→ **PROBLEM DESCRIPTION**
Go through the data below and copy it exactly, skipping every picture.

→ **RAW DATA**

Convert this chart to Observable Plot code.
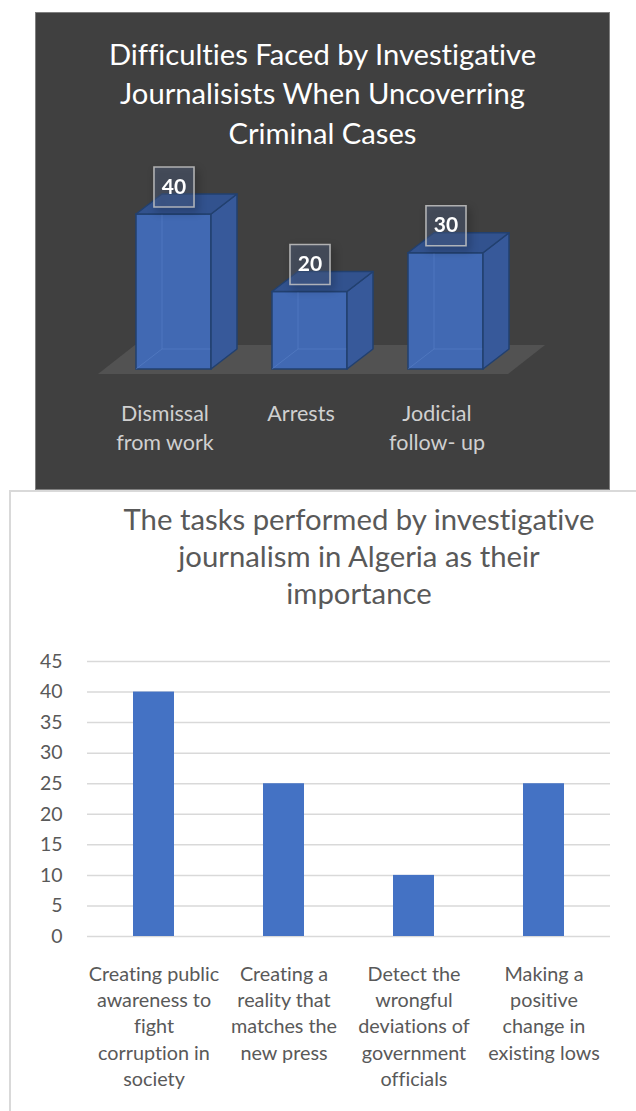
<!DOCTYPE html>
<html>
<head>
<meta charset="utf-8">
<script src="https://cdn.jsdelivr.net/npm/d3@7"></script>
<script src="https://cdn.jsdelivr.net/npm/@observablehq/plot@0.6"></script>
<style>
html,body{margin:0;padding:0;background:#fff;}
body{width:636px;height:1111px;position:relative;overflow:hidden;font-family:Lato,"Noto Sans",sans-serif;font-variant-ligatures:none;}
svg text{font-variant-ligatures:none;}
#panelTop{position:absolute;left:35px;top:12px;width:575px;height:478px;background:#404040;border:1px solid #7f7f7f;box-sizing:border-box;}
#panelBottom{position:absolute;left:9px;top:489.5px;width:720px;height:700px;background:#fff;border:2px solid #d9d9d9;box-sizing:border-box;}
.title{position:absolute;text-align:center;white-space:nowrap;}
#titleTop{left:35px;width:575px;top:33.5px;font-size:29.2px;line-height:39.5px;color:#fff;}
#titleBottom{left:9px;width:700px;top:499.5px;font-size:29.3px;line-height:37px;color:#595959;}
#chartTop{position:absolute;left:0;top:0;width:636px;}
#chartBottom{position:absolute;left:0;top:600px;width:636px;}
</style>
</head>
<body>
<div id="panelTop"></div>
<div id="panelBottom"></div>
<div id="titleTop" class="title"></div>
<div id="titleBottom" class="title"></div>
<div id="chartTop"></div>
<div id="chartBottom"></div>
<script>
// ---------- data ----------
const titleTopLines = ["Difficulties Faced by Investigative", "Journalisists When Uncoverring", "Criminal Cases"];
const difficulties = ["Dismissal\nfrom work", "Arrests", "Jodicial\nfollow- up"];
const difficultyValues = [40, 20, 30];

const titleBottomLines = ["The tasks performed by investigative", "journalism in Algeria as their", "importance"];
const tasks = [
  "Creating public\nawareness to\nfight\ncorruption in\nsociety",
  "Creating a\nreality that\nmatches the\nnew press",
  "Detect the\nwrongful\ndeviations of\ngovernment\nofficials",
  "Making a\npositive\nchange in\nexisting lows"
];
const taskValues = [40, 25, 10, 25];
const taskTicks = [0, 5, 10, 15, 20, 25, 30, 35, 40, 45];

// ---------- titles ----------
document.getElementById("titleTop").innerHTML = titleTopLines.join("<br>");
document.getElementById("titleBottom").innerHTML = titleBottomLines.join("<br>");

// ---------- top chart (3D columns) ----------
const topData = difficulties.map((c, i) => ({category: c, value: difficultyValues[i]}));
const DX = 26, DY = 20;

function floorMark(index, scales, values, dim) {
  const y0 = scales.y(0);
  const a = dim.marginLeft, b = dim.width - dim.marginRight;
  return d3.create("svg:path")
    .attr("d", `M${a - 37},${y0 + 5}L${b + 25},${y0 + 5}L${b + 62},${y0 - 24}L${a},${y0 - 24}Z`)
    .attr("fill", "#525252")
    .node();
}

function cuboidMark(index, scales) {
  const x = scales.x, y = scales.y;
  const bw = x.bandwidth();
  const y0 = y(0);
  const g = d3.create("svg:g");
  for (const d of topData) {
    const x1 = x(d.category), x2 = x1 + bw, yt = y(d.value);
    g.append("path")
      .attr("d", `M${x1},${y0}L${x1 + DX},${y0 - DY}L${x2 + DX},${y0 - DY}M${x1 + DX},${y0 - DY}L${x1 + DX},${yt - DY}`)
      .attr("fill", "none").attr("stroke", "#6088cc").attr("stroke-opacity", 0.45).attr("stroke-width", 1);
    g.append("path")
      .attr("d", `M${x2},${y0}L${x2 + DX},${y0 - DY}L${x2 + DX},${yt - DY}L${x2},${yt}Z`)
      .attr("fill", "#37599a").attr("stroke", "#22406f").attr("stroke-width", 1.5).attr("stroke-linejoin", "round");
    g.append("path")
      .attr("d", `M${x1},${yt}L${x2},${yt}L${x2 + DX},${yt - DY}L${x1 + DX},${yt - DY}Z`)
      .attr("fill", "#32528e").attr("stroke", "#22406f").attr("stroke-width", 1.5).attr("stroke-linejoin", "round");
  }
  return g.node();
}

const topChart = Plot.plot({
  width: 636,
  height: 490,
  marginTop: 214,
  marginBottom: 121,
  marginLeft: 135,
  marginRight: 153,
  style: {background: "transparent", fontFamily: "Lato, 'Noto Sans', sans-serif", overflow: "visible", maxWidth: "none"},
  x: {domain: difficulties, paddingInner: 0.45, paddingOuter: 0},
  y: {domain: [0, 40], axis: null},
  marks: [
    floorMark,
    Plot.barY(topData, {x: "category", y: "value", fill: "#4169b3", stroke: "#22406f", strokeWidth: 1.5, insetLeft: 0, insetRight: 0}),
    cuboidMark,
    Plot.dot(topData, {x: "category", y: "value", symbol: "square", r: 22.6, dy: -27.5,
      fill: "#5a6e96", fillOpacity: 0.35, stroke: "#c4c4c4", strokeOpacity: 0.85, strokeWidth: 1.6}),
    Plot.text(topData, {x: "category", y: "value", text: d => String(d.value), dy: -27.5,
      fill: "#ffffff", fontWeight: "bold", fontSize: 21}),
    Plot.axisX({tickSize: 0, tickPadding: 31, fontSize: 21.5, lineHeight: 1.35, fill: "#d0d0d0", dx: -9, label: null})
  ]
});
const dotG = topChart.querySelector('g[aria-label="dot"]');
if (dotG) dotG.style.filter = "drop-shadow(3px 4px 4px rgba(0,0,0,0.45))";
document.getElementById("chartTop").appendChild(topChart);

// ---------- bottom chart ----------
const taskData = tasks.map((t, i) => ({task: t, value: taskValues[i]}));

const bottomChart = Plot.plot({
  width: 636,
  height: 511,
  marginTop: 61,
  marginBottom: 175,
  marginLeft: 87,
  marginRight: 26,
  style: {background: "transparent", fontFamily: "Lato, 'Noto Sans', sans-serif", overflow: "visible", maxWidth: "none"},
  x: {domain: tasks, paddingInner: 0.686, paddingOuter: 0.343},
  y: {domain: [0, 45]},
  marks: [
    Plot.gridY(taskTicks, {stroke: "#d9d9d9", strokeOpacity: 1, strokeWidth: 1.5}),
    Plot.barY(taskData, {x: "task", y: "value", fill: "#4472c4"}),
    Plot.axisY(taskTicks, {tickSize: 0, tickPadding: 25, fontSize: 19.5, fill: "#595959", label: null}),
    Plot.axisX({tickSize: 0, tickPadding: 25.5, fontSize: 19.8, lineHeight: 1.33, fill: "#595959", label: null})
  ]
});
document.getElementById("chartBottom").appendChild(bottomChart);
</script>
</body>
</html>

→ **CORRECT OUTPUT**
Convert this chart to Observable Plot code.
<!DOCTYPE html>
<html>
<head>
<meta charset="utf-8">
<script src="https://cdn.jsdelivr.net/npm/d3@7"></script>
<script src="https://cdn.jsdelivr.net/npm/@observablehq/plot@0.6"></script>
<style>
html,body{margin:0;padding:0;background:#fff;}
body{width:636px;height:1111px;position:relative;overflow:hidden;font-family:Lato,"Noto Sans",sans-serif;font-variant-ligatures:none;}
svg text{font-variant-ligatures:none;}
#panelTop{position:absolute;left:35px;top:12px;width:575px;height:478px;background:#404040;border:1px solid #7f7f7f;box-sizing:border-box;}
#panelBottom{position:absolute;left:9px;top:489.5px;width:720px;height:700px;background:#fff;border:2px solid #d9d9d9;box-sizing:border-box;}
.title{position:absolute;text-align:center;white-space:nowrap;}
#titleTop{left:35px;width:575px;top:33.5px;font-size:29.2px;line-height:39.5px;color:#fff;}
#titleBottom{left:9px;width:700px;top:499.5px;font-size:29.3px;line-height:37px;color:#595959;}
#chartTop{position:absolute;left:0;top:0;width:636px;}
#chartBottom{position:absolute;left:0;top:600px;width:636px;}
</style>
</head>
<body>
<div id="panelTop"></div>
<div id="panelBottom"></div>
<div id="titleTop" class="title"></div>
<div id="titleBottom" class="title"></div>
<div id="chartTop"></div>
<div id="chartBottom"></div>
<script>
// ---------- data ----------
const titleTopLines = ["Difficulties Faced by Investigative", "Journalisists When Uncoverring", "Criminal Cases"];
const difficulties = ["Dismissal\nfrom work", "Arrests", "Jodicial\nfollow- up"];
const difficultyValues = [40, 20, 30];

const titleBottomLines = ["The tasks performed by investigative", "journalism in Algeria as their", "importance"];
const tasks = [
  "Creating public\nawareness to\nfight\ncorruption in\nsociety",
  "Creating a\nreality that\nmatches the\nnew press",
  "Detect the\nwrongful\ndeviations of\ngovernment\nofficials",
  "Making a\npositive\nchange in\nexisting lows"
];
const taskValues = [40, 25, 10, 25];
const taskTicks = [0, 5, 10, 15, 20, 25, 30, 35, 40, 45];

// ---------- titles ----------
document.getElementById("titleTop").innerHTML = titleTopLines.join("<br>");
document.getElementById("titleBottom").innerHTML = titleBottomLines.join("<br>");

// ---------- top chart (3D columns) ----------
const topData = difficulties.map((c, i) => ({category: c, value: difficultyValues[i]}));
const DX = 26, DY = 20;

function floorMark(index, scales, values, dim) {
  const y0 = scales.y(0);
  const a = dim.marginLeft, b = dim.width - dim.marginRight;
  return d3.create("svg:path")
    .attr("d", `M${a - 37},${y0 + 5}L${b + 25},${y0 + 5}L${b + 62},${y0 - 24}L${a},${y0 - 24}Z`)
    .attr("fill", "#525252")
    .node();
}

function cuboidMark(index, scales) {
  const x = scales.x, y = scales.y;
  const bw = x.bandwidth();
  const y0 = y(0);
  const g = d3.create("svg:g");
  for (const d of topData) {
    const x1 = x(d.category), x2 = x1 + bw, yt = y(d.value);
    g.append("path")
      .attr("d", `M${x1},${y0}L${x1 + DX},${y0 - DY}L${x2 + DX},${y0 - DY}M${x1 + DX},${y0 - DY}L${x1 + DX},${yt - DY}`)
      .attr("fill", "none").attr("stroke", "#6088cc").attr("stroke-opacity", 0.45).attr("stroke-width", 1);
    g.append("path")
      .attr("d", `M${x2},${y0}L${x2 + DX},${y0 - DY}L${x2 + DX},${yt - DY}L${x2},${yt}Z`)
      .attr("fill", "#37599a").attr("stroke", "#22406f").attr("stroke-width", 1.5).attr("stroke-linejoin", "round");
    g.append("path")
      .attr("d", `M${x1},${yt}L${x2},${yt}L${x2 + DX},${yt - DY}L${x1 + DX},${yt - DY}Z`)
      .attr("fill", "#32528e").attr("stroke", "#22406f").attr("stroke-width", 1.5).attr("stroke-linejoin", "round");
  }
  return g.node();
}

const topChart = Plot.plot({
  width: 636,
  height: 490,
  marginTop: 214,
  marginBottom: 121,
  marginLeft: 135,
  marginRight: 153,
  style: {background: "transparent", fontFamily: "Lato, 'Noto Sans', sans-serif", overflow: "visible", maxWidth: "none"},
  x: {domain: difficulties, paddingInner: 0.45, paddingOuter: 0},
  y: {domain: [0, 40], axis: null},
  marks: [
    floorMark,
    Plot.barY(topData, {x: "category", y: "value", fill: "#4169b3", stroke: "#22406f", strokeWidth: 1.5, insetLeft: 0, insetRight: 0}),
    cuboidMark,
    Plot.dot(topData, {x: "category", y: "value", symbol: "square", r: 22.6, dy: -27.5,
      fill: "#5a6e96", fillOpacity: 0.35, stroke: "#c4c4c4", strokeOpacity: 0.85, strokeWidth: 1.6}),
    Plot.text(topData, {x: "category", y: "value", text: d => String(d.value), dy: -27.5,
      fill: "#ffffff", fontWeight: "bold", fontSize: 21}),
    Plot.axisX({tickSize: 0, tickPadding: 31, fontSize: 21.5, lineHeight: 1.35, fill: "#d0d0d0", dx: -9, label: null})
  ]
});
const dotG = topChart.querySelector('g[aria-label="dot"]');
if (dotG) dotG.style.filter = "drop-shadow(3px 4px 4px rgba(0,0,0,0.45))";
document.getElementById("chartTop").appendChild(topChart);

// ---------- bottom chart ----------
const taskData = tasks.map((t, i) => ({task: t, value: taskValues[i]}));

const bottomChart = Plot.plot({
  width: 636,
  height: 511,
  marginTop: 61,
  marginBottom: 175,
  marginLeft: 87,
  marginRight: 26,
  style: {background: "transparent", fontFamily: "Lato, 'Noto Sans', sans-serif", overflow: "visible", maxWidth: "none"},
  x: {domain: tasks, paddingInner: 0.686, paddingOuter: 0.343},
  y: {domain: [0, 45]},
  marks: [
    Plot.gridY(taskTicks, {stroke: "#d9d9d9", strokeOpacity: 1, strokeWidth: 1.5}),
    Plot.barY(taskData, {x: "task", y: "value", fill: "#4472c4"}),
    Plot.axisY(taskTicks, {tickSize: 0, tickPadding: 25, fontSize: 19.5, fill: "#595959", label: null}),
    Plot.axisX({tickSize: 0, tickPadding: 25.5, fontSize: 19.8, lineHeight: 1.33, fill: "#595959", label: null})
  ]
});
document.getElementById("chartBottom").appendChild(bottomChart);
</script>
</body>
</html>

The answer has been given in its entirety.